In cross section it is a sandwich of chalk overlain by clay overlain by sand and gravel.  Rainwater infiltrates into the chalk hills of the Chilterns and North Downs and flows down under London – a classic artesian basin. The second misunderstanding is that BGI is not merely storage of rainwater, it also works by slowing the rate of runoff, thus decreasing the height of the peak and spreading the duration of a hydrograph.  Some water will infiltrate, some with evapotranspire from the vegetation and some will trickle out over a period of hours.  The guiding principle when designing BGI should be the soil and the plants.

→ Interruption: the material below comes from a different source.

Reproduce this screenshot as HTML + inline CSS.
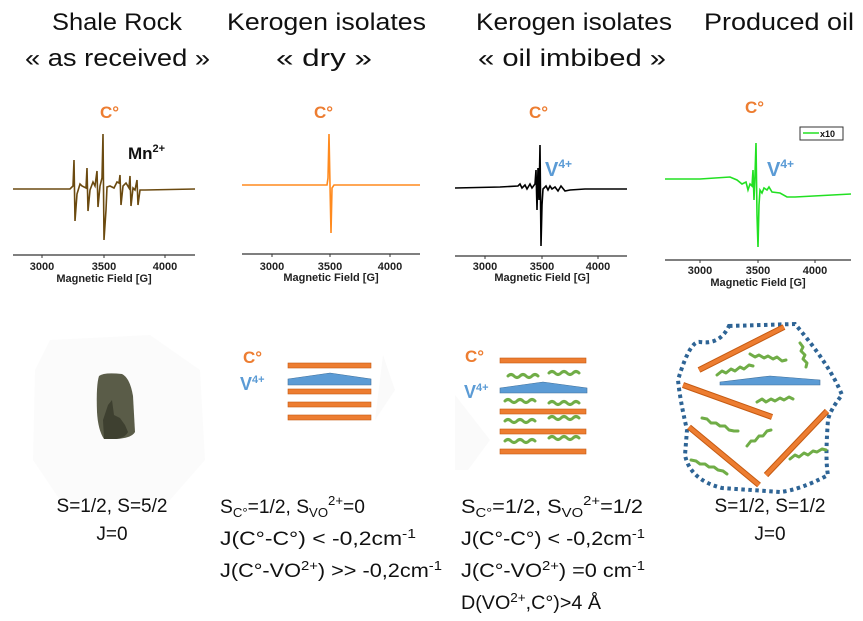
<!DOCTYPE html>
<html><head><meta charset="utf-8"><style>
html,body{margin:0;padding:0;background:#fff}
svg{display:block}
text{font-family:"Liberation Sans",sans-serif}
.t{font-size:24px;fill:#111}
.c{font-size:17px;font-weight:bold;fill:#ED7D31}
.ax{font-size:11px;font-weight:bold;fill:#222}
.b{font-size:19px;fill:#111}
</style></head><body>
<svg width="863" height="621" viewBox="0 0 863 621" xmlns="http://www.w3.org/2000/svg">
<!-- titles -->
<text class="t" x="52" y="30" textLength="130" lengthAdjust="spacingAndGlyphs">Shale Rock</text>
<text class="t" x="25" y="66" textLength="185" lengthAdjust="spacingAndGlyphs">« as received  »</text>
<text class="t" x="227" y="30" textLength="199" lengthAdjust="spacingAndGlyphs">Kerogen isolates</text>
<text class="t" x="276" y="66" textLength="96" lengthAdjust="spacingAndGlyphs">« dry  »</text>
<text class="t" x="476" y="30" textLength="196" lengthAdjust="spacingAndGlyphs">Kerogen isolates</text>
<text class="t" x="478" y="66" textLength="188" lengthAdjust="spacingAndGlyphs">« oil imbibed  »</text>
<text class="t" x="704" y="30" textLength="150" lengthAdjust="spacingAndGlyphs">Produced oil</text>

<!-- C° labels -->
<text class="c" x="100" y="118">C°</text>
<text class="c" x="314" y="118">C°</text>
<text class="c" x="529" y="118">C°</text>
<text class="c" x="745" y="113">C°</text>

<!-- Plot 1 -->
<line x1="13" y1="255" x2="195" y2="255" stroke="#333" stroke-width="1.2"/>
<g stroke="#333"><line x1="42" y1="255" x2="42" y2="258"/><line x1="104" y1="255" x2="104" y2="258"/><line x1="165" y1="255" x2="165" y2="258"/></g>
<text class="ax" x="42" y="270" text-anchor="middle">3000</text>
<text class="ax" x="104" y="270" text-anchor="middle">3500</text>
<text class="ax" x="165" y="270" text-anchor="middle">4000</text>
<text class="ax" x="104" y="282" text-anchor="middle">Magnetic Field [G]</text>
<polyline fill="none" stroke="#6B4A10" stroke-width="1.6" points="13,189 70,189 73,186 74,160 75,221 77,194 80,184 82,186 86,188 87,168 88,211 90,190 93,182 95,186 97,171 98,207 100,186 102,178 103,134 104,240 106,210 107,187 110,186 114,188 117,182 119,183 120,175 121,205 123,186 126,183 129,188 130,176 131,206 133,188 135,190 137,180 138,205 140,190 145,190 195,189"/>
<text x="128" y="159" font-size="17" font-weight="bold" fill="#111">Mn<tspan dy="-7" font-size="11">2+</tspan></text>

<!-- Plot 2 -->
<line x1="242" y1="254" x2="420" y2="254" stroke="#333" stroke-width="1.2"/>
<g stroke="#333"><line x1="272" y1="254" x2="272" y2="257"/><line x1="330" y1="254" x2="330" y2="257"/><line x1="390" y1="254" x2="390" y2="257"/></g>
<text class="ax" x="272" y="270" text-anchor="middle">3000</text>
<text class="ax" x="330" y="270" text-anchor="middle">3500</text>
<text class="ax" x="390" y="270" text-anchor="middle">4000</text>
<text class="ax" x="331" y="281" text-anchor="middle">Magnetic Field [G]</text>
<polyline fill="none" stroke="#FF8A1E" stroke-width="1.6" points="242,185 327,185 328,178 329,134 330,185 331,233 332,188 334,185 420,185"/>

<!-- Plot 3 -->
<line x1="455" y1="256" x2="627" y2="256" stroke="#333" stroke-width="1.2"/>
<g stroke="#333"><line x1="485" y1="256" x2="485" y2="259"/><line x1="542" y1="256" x2="542" y2="259"/><line x1="598" y1="256" x2="598" y2="259"/></g>
<text class="ax" x="485" y="270" text-anchor="middle">3000</text>
<text class="ax" x="542" y="270" text-anchor="middle">3500</text>
<text class="ax" x="598" y="270" text-anchor="middle">4000</text>
<text class="ax" x="542" y="281" text-anchor="middle">Magnetic Field [G]</text>
<polyline fill="none" stroke="#000" stroke-width="1.6" points="455,188 500,187 518,186 520,184 522,188 525,185 527,189 530,184 532,188 535,184 536,170 537,210 538,168 539,200 540,145 541,246 542,205 543,189 546,186 548,190 550,186 552,189 555,187 558,191 561,186 565,191 570,190 585,189 627,189"/>
<text x="545" y="176" font-size="20" font-weight="bold" fill="#5B9BD5">V<tspan dy="-8" font-size="12">4+</tspan></text>

<!-- Plot 4 -->
<line x1="665" y1="260" x2="851" y2="260" stroke="#333" stroke-width="1.2"/>
<g stroke="#333"><line x1="700" y1="260" x2="700" y2="263"/><line x1="758" y1="260" x2="758" y2="263"/><line x1="815" y1="260" x2="815" y2="263"/></g>
<text class="ax" x="700" y="274" text-anchor="middle">3000</text>
<text class="ax" x="758" y="274" text-anchor="middle">3500</text>
<text class="ax" x="815" y="274" text-anchor="middle">4000</text>
<text class="ax" x="758" y="286" text-anchor="middle">Magnetic Field [G]</text>
<polyline fill="none" stroke="#22E022" stroke-width="1.6" points="665,179 700,179 730,177 737,180 742,184 746,182 748,190 750,184 752,186 753,170 754,200 755,175 756,143 757,215 758,247 759,205 760,190 762,193 764,188 767,190 769,187 772,192 780,193 787,197 795,197 851,194"/>
<rect x="800" y="127" width="43" height="13" fill="#fff" stroke="#333" stroke-width="1"/>
<line x1="803" y1="133" x2="819" y2="133" stroke="#22E022" stroke-width="1.5"/>
<text x="820" y="137" font-size="9" font-weight="bold" fill="#111">x10</text>
<text x="767" y="176" font-size="20" font-weight="bold" fill="#5B9BD5">V<tspan dy="-8" font-size="12">4+</tspan></text>

<!-- Rock -->
<polygon points="50,340 150,335 200,370 205,460 170,500 60,500 33,460 35,370" fill="#fbfbfb"/>
<path d="M99,376 Q104,372 122,374 Q130,378 133,396 L135,432 Q132,438 116,439 L104,439 Q98,430 97,412 Q96,385 99,376Z" fill="#5a5c48"/>
<path d="M104,439 L103,420 L108,405 L112,400 L114,415 L120,418 L125,425 L128,432 Q125,438 116,439Z" fill="#3e4030"/>

<!-- Dry stack -->
<text x="243" y="363" font-size="17" font-weight="bold" fill="#ED7D31">C°</text>
<text x="240" y="390" font-size="18" font-weight="bold" fill="#5B9BD5">V<tspan dy="-7" font-size="11">4+</tspan></text>
<polygon points="383,355 395,390 375,420" fill="#fafafa"/>
<g fill="#ED7D31" stroke="#C55A11" stroke-width="0.6">
<rect x="288" y="363" width="83" height="5"/>
<rect x="288" y="389" width="83" height="5"/>
<rect x="288" y="402" width="83" height="5"/>
<rect x="288" y="415" width="83" height="5"/>
</g>
<polygon points="288,379 330,373 371,379 371,385 288,385" fill="#5B9BD5" stroke="#41719C" stroke-width="0.6"/>

<!-- Oil imbibed stack -->
<text x="465" y="362" font-size="17" font-weight="bold" fill="#ED7D31">C°</text>
<text x="464" y="398" font-size="18" font-weight="bold" fill="#5B9BD5">V<tspan dy="-7" font-size="11">4+</tspan></text>
<polygon points="455,395 490,440 468,470 455,470" fill="#fafafa"/>
<g fill="#ED7D31" stroke="#C55A11" stroke-width="0.6">
<rect x="500" y="358" width="86" height="5"/>
<rect x="500" y="409" width="86" height="5"/>
<rect x="500" y="429" width="86" height="5"/>
<rect x="500" y="449" width="86" height="5"/>
</g>
<polygon points="500,388 543,382 587,388 587,393 500,393" fill="#5B9BD5" stroke="#41719C" stroke-width="0.6"/>
<g fill="none" stroke="#70AD47" stroke-width="3" stroke-linecap="round">
<path d="M508,376 q3,-3 6,0 t6,0 t6,0 t6,0 t6,0"/>
<path d="M549,373 q3,-3 6,0 t6,0 t6,0 t6,0 t6,0"/>
<path d="M505,401 q3,-3 6,0 t6,0 t6,0 t6,0 t6,0"/>
<path d="M549,403 q3,-3 6,0 t6,0 t6,0 t6,0 t6,0"/>
<path d="M505,421 q3,-3 6,0 t6,0 t6,0 t6,0 t6,0"/>
<path d="M549,418 q3,-3 6,0 t6,0 t6,0 t6,0 t6,0"/>
<path d="M505,441 q3,-3 6,0 t6,0 t6,0 t6,0 t6,0"/>
<path d="M549,438 q3,-3 6,0 t6,0 t6,0 t6,0 t6,0"/>
</g>

<!-- Produced oil -->
<path d="M729,326 L795,324 Q830,365 842,395 Q830,410 828,420 Q825,460 828,475 Q800,490 780,492 L722,488 Q690,480 685,455 L687,430 Q680,400 678,380 Q690,340 700,342 Q720,345 729,326Z" fill="none" stroke="#2E6495" stroke-width="4" stroke-dasharray="3.5 3.5"/>
<g stroke="#C55A11" stroke-width="6"><line x1="699" y1="370" x2="784" y2="327"/><line x1="683" y1="385" x2="772" y2="417"/><line x1="689" y1="427" x2="759" y2="485"/><line x1="766" y1="475" x2="827" y2="411"/></g>
<g stroke="#ED7D31" stroke-width="4"><line x1="699" y1="370" x2="784" y2="327"/><line x1="683" y1="385" x2="772" y2="417"/><line x1="689" y1="427" x2="759" y2="485"/><line x1="766" y1="475" x2="827" y2="411"/></g>
<polygon points="720,382 770,376 820,380 820,385 720,385" fill="#5B9BD5" stroke="#41719C" stroke-width="0.6"/>
<g fill="none" stroke="#70AD47" stroke-width="3" stroke-linecap="round" stroke-linejoin="round">
<polyline points="750,354 755,357 759,355 764,358 768,356 773,359 777,357 782,361 786,360"/>
<polyline points="717,375 722,371 726,373 731,369 735,371 740,367 744,369 749,365 753,366"/>
<polyline points="800,343 803,347 801,351 805,355 803,359 807,363 806,367"/>
<polyline points="757,402 762,399 766,402 771,399 775,401 780,398 784,400 789,397 793,399"/>
<polyline points="702,418 707,419 711,423 716,423 720,426 725,426 729,430 734,431 738,431"/>
<polyline points="747,446 751,441 755,441 759,436 763,436 767,431 771,430"/>
<polyline points="790,459 795,455 799,457 804,453 808,455 813,451 817,452 822,449 826,450"/>
<polyline points="691,460 696,461 700,464 705,464 709,467 714,467 718,470 723,471 727,474"/>
</g>

<!-- bottom text -->
<text class="b" x="112" y="512" text-anchor="middle">S=1/2, S=5/2</text>
<text class="b" x="112" y="540" text-anchor="middle">J=0</text>
<text class="b" x="770" y="512" text-anchor="middle">S=1/2, S=1/2</text>
<text class="b" x="770" y="540" text-anchor="middle">J=0</text>

<text class="b" x="220" y="513" textLength="145" lengthAdjust="spacingAndGlyphs">S<tspan font-size="13" dy="4">C°</tspan><tspan dy="-4">=1/2, S</tspan><tspan font-size="13" dy="4">VO</tspan><tspan font-size="13" dy="-12">2+</tspan><tspan dy="8">=0</tspan></text>
<text class="b" x="220" y="545" textLength="196" lengthAdjust="spacingAndGlyphs">J(C°-C°) &lt; -0,2cm<tspan font-size="13" dy="-7">-1</tspan></text>
<text class="b" x="220" y="577" textLength="222" lengthAdjust="spacingAndGlyphs">J(C°-VO<tspan font-size="13" dy="-7">2+</tspan><tspan dy="7">) &gt;&gt; -0,2cm</tspan><tspan font-size="13" dy="-7">-1</tspan></text>

<text class="b" x="461" y="513" textLength="182" lengthAdjust="spacingAndGlyphs">S<tspan font-size="13" dy="4">C°</tspan><tspan dy="-4">=1/2, S</tspan><tspan font-size="13" dy="4">VO</tspan><tspan font-size="13" dy="-12">2+</tspan><tspan dy="8">=1/2</tspan></text>
<text class="b" x="461" y="545" textLength="184" lengthAdjust="spacingAndGlyphs">J(C°-C°) &lt; -0,2cm<tspan font-size="13" dy="-7">-1</tspan></text>
<text class="b" x="461" y="577" textLength="184" lengthAdjust="spacingAndGlyphs">J(C°-VO<tspan font-size="13" dy="-7">2+</tspan><tspan dy="7">) =0 cm</tspan><tspan font-size="13" dy="-7">-1</tspan></text>
<text class="b" x="461" y="609" textLength="140" lengthAdjust="spacingAndGlyphs">D(VO<tspan font-size="13" dy="-7">2+</tspan><tspan dy="7">,C°)&gt;4 Å</tspan></text>
</svg>
</body></html>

Portland, Oregon is an acknowledged leader in the field of BGI (or GI in the US).  It too has a complex pattern of drift geology. Even where there is clay at the surface resulting in soils with nearly zero infiltration capacity, Portland  has shown that BGI performs successfully coping with far worse storm conditions than London. They have found that the infiltration capacity increased with time since establishment.

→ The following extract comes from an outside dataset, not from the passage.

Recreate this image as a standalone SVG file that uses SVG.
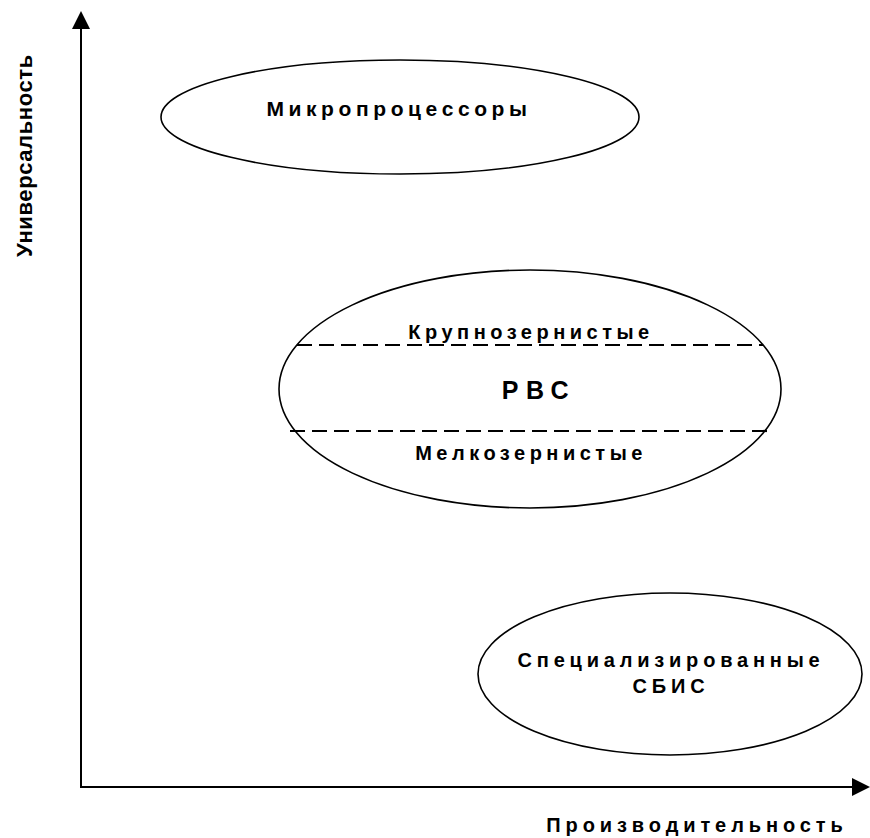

 What would be the impact of infiltrating far more water rather than allowing it to run-off directly into the sewer systems? The groundwater table is rising beneath London because old boreholes are no longer used. This rising water threatens deeper basements and tunnels and so Thames Water pumps groundwater to control it; they pump it into the sewers! This could instead be seen as a resource, e.g. instead of the desalination plant, as it has little chemical contamination and any faecal contamination from water leaking out of sewers (exfiltration) would be treatable. If sewers are poorly maintained, there may also be water leaking in (infiltration) when soils are wet.

Comments

The myth of London Clay being a barrier needs to change into it just being a design issue. Philadelphia's response to their soil conditions has resulted in devices with about 50% direct infiltration and 50% storage with slow release (attenuation). Something similar may be possible for London but further study is required. Tackling leakage (exfiltration and infiltration) would benefit how the sewer system performs and its interaction with the groundwater system.